The Book Club

It’s Not Frank Gehry’s Fault They Put Motorcycles in His Museum

Dear Mia:

Once again, your comments seem reasonable, but I do have a reply to them. I certainly agree that Pop Art did not directly address the “vulgarians.” They had no particular interest in art of whatever kind; they didn’t go to museums. But, following Duchamp, Pop artists also had no use for distinctions that had been considered safe and necessary by “serious” progressive artists in earlier decades.

This may be a way out having to do with my taste, which in fact has little use for installations, for a show that has a rectangular board painted whatever color leaned against a wall, or for paintings by Jim Dine appending a necktie to a canvas showing a shirt. I do agree with you, and could have said more about it, that fashion had a lot to do with it. When we look at the insane auction prices (Warhols regularly going for millions, to say nothing of the other amazing totals realized when some of our billionaires decided to get into the market), we are facing an unprecedented time for “artistic” success. Where all this is going to go is beyond my power to speculate. It’s certainly unprecedented. I do remember that, when Japanese entrepreneurs 20 years ago shoved van Goghs to above $70 million, we all thought that this would go on forever. Yet when the Japanese bubble burst, the inflation stopped (not for long, to be sure, but we didn’t know—certainly I didn’t know—that it would all come back).

As for Gehry and Postmodernism.

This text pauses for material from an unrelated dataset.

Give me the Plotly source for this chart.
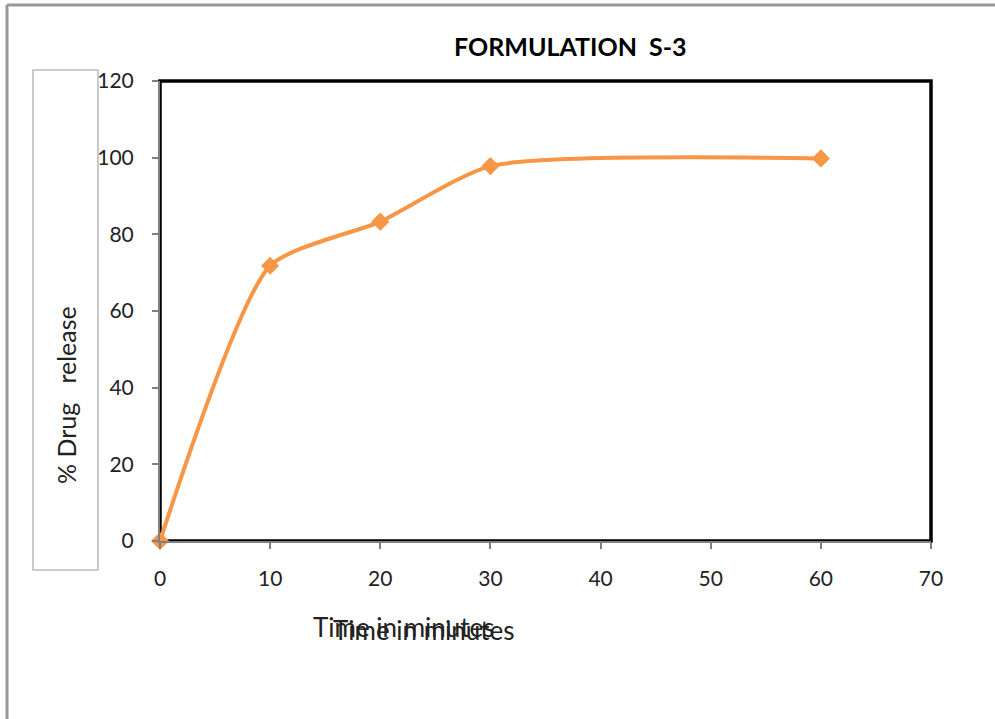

Early on, I wrote a chapter on Postmodernism, which particularly worried and incensed the academy. I therefore decided not to get involved in quite another fight. I greatly enjoyed and enjoy Modernism (whether Picasso or Virginia Woolf or Orson Welles) but thought that Postmodernism was a fad and would not last forever. So I gave up writing about it and threw away the chapter. I don’t call Gehry Postmodern. I agree that he is unwilling to be enlisted in any school or category. He tries in the most interesting way to fulfill the client’s needs. But as distinct from Postmodernist architects like Eisenman and Libeskind, he does respect form following, or at the least not offending, function. To judge from his recent (say last quarter-century) designs, he does not construct things that simply play games or impose their moral prejudices on the public. Thus Eisenman’s balconies in Tegel or Libeskind’s voids, areas of devout silence (where you are supposed to feel terrible about the Holocaust), make demands on the public that Gehry and others like him would not dream of making. The Bilbao Museum is quite functional, with its rooms adjusted to the kind of art each is supposed to house. One real problem, which is not Gehry’s fault, is that the quality of much recent art is not particularly inspiring. When I was there, the big historical survey of motorcycles dominated the biggest of the rooms. It was plainly a lot of fun for the young Spaniards who had dragged their girlfriends in (the girls behaved very well, I thought, obviously pretending to be charmed by the shape of saddles and whatever). But that, of course, said very little about the architecture except that it was highly adaptable. I grant that Postmodernists have emphasized irony and other mainstays, qualities that existed earlier, especially in fiction, I think. But their deliberate fragmentations, and their attacks on any security about the external, and internal, world are in my mind the enemy of the kind of knowledge on which we can depend.

And so, dear Mia, we must remain somewhat divided. But I appreciated your doubts!